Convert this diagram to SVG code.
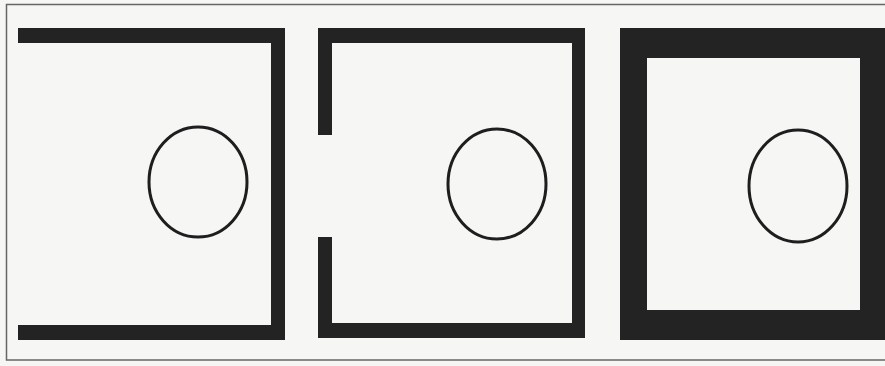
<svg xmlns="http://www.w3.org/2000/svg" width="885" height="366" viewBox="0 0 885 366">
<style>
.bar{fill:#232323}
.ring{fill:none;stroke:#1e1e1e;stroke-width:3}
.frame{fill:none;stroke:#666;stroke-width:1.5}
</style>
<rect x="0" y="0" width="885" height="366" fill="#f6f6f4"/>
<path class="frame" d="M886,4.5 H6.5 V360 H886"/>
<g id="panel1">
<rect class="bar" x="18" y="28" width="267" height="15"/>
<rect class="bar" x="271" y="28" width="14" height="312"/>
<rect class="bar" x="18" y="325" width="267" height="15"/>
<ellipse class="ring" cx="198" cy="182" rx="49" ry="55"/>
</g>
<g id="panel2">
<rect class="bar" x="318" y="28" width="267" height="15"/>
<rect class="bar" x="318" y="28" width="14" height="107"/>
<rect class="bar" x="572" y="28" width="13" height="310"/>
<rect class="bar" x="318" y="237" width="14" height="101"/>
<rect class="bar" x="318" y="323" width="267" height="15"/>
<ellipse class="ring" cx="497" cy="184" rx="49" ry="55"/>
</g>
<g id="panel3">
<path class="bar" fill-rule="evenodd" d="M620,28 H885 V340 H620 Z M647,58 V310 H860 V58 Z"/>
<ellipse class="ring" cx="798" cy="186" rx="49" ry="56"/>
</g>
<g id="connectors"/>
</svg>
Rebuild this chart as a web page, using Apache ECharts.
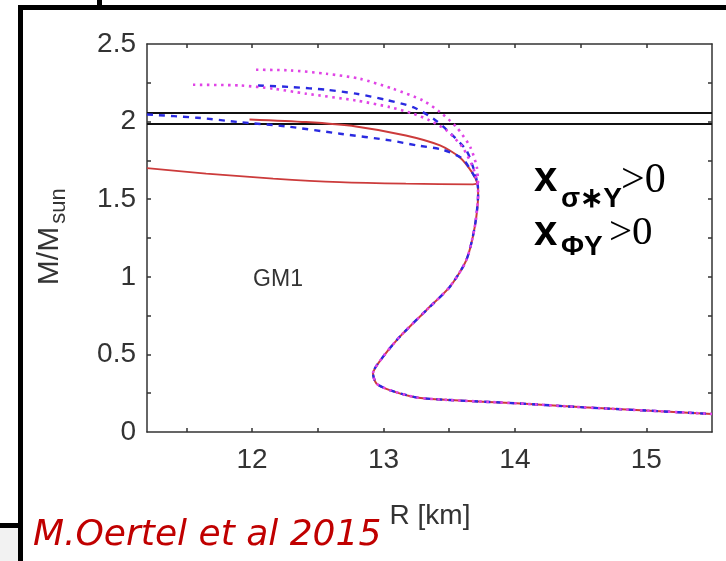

::::::

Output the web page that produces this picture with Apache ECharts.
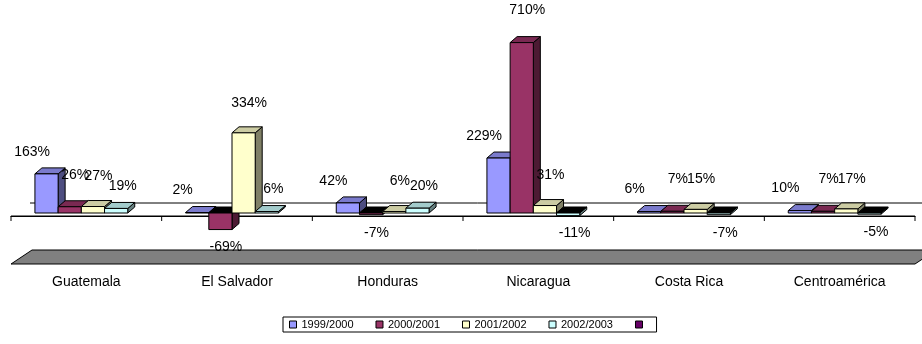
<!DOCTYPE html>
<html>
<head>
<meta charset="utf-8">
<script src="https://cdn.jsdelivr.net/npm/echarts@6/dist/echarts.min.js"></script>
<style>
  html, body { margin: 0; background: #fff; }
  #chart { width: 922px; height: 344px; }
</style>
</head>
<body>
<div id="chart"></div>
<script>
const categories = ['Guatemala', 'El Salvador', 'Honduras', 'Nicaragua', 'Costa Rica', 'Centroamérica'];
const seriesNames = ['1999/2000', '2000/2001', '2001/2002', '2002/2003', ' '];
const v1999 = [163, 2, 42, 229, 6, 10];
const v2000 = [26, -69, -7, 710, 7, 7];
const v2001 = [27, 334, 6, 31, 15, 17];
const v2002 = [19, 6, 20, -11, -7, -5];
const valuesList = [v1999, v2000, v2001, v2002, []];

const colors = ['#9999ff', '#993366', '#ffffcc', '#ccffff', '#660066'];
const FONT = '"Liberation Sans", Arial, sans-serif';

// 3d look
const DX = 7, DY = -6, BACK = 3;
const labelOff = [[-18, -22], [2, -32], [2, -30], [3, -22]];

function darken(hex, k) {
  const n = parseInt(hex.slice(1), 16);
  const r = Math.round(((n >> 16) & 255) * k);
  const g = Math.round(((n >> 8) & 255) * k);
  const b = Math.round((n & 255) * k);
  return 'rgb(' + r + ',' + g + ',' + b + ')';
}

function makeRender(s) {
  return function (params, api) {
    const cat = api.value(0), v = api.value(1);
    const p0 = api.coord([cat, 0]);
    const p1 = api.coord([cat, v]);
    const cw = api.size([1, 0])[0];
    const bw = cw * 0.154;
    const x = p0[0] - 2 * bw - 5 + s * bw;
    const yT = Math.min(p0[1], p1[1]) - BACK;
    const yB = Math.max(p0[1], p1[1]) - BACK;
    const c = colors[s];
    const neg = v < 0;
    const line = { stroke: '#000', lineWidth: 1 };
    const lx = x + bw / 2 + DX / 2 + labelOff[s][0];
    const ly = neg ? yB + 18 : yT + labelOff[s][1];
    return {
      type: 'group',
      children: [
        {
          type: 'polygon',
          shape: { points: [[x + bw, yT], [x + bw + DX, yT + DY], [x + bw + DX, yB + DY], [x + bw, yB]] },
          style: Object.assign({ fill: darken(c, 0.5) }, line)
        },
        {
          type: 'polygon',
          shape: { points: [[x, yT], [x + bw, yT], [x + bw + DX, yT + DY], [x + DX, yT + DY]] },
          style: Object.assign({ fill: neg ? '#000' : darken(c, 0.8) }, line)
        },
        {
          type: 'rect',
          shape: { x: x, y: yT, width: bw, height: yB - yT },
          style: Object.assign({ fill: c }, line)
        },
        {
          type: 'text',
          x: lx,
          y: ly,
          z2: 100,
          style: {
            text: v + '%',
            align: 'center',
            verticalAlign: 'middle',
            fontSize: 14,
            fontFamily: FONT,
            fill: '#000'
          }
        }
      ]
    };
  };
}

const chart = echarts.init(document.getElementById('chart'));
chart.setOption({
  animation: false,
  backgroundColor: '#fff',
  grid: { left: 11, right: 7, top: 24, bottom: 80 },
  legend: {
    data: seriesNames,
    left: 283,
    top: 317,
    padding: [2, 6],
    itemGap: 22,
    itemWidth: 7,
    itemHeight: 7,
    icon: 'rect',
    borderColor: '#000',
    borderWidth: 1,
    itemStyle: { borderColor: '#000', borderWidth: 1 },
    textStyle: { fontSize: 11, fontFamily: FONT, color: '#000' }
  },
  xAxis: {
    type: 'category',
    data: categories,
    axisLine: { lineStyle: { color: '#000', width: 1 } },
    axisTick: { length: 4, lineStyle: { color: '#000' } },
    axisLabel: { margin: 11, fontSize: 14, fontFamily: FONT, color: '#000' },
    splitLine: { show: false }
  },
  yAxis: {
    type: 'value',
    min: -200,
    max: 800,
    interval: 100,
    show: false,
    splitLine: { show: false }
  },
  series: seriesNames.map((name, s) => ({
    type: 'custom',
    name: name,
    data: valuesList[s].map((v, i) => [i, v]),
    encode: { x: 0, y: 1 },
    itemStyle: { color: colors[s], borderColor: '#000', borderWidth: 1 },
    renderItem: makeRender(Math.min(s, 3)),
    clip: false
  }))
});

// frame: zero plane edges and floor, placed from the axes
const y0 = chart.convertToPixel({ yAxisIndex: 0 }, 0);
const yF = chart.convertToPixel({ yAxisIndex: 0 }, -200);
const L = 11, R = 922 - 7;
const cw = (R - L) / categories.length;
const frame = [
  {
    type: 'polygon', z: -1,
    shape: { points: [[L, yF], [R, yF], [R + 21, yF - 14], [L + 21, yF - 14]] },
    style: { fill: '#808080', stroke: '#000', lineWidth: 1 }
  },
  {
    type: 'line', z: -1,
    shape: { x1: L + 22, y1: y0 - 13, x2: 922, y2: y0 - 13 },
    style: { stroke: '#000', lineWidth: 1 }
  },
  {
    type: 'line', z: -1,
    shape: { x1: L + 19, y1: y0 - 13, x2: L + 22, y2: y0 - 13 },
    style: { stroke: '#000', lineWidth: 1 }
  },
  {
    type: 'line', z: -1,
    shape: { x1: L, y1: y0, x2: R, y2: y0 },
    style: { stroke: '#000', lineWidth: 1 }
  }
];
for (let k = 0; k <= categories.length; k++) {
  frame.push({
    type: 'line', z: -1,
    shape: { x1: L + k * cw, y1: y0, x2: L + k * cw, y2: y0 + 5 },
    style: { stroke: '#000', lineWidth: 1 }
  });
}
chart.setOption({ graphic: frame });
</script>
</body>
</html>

::::::

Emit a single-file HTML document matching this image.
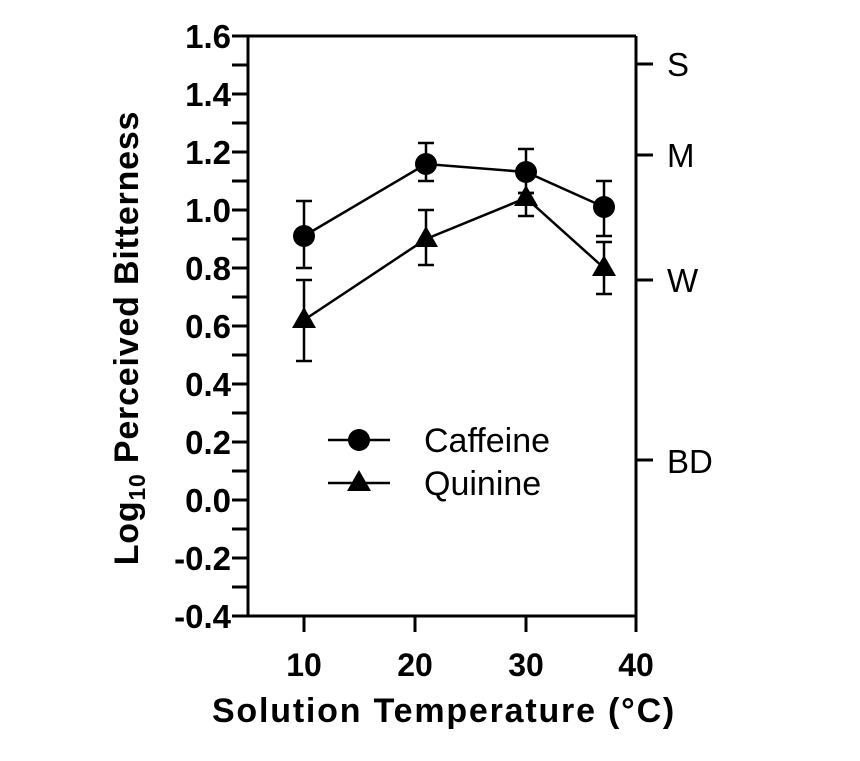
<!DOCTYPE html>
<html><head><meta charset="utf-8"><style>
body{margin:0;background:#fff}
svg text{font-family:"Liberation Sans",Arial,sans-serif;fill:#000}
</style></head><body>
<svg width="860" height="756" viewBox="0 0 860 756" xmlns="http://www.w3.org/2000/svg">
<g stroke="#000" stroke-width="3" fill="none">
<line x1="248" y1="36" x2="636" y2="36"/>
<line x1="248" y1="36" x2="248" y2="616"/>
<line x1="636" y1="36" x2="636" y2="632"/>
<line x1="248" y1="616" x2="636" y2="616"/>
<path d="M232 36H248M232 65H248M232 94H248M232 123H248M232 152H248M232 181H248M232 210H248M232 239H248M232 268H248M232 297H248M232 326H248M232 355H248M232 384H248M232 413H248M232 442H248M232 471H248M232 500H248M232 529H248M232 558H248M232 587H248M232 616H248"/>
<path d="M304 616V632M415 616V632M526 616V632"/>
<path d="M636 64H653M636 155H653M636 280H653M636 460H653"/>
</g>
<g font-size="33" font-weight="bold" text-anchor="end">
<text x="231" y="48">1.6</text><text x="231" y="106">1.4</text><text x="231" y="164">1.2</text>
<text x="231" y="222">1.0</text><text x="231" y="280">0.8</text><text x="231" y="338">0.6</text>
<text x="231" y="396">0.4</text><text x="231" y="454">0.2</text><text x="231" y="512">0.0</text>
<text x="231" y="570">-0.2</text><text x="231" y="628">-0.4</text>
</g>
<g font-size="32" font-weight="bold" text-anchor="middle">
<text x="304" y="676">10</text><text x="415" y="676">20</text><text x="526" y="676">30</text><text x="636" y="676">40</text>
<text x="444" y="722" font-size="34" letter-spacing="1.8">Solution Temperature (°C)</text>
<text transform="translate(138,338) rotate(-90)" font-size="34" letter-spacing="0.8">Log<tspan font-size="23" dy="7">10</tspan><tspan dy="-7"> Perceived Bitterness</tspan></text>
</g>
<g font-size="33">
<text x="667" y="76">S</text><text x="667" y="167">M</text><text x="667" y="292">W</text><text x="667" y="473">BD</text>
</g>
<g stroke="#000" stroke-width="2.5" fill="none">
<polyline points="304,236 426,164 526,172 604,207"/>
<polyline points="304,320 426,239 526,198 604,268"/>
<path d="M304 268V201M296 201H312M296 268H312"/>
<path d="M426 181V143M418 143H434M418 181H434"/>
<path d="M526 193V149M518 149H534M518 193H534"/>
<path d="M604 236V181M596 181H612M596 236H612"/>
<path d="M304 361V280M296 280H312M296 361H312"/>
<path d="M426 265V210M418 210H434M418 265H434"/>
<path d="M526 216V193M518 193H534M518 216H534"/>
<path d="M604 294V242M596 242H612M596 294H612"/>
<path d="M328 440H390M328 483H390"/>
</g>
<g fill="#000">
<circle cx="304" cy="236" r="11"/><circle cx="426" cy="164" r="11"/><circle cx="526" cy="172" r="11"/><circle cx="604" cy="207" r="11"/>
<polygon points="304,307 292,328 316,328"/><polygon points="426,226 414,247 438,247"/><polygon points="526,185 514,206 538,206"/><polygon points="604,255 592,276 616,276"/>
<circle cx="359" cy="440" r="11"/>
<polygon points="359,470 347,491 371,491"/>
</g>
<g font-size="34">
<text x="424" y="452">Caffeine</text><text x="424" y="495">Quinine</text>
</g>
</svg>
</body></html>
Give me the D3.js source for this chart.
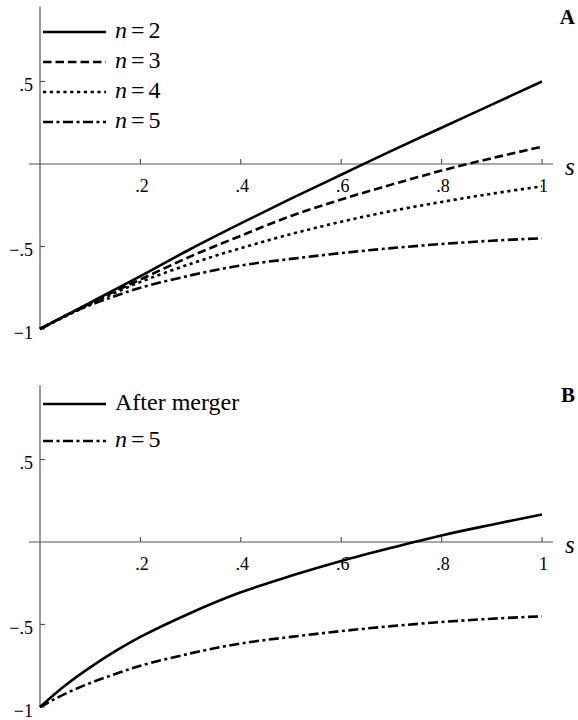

::::::

* TASK TO CARRY OUT:
Take every line that includes the string "page" and copy it.

* WRITTEN REPLY:
Rebuild this chart as a web page, using Apache ECharts.
Output the web page that produces this picture with Apache ECharts.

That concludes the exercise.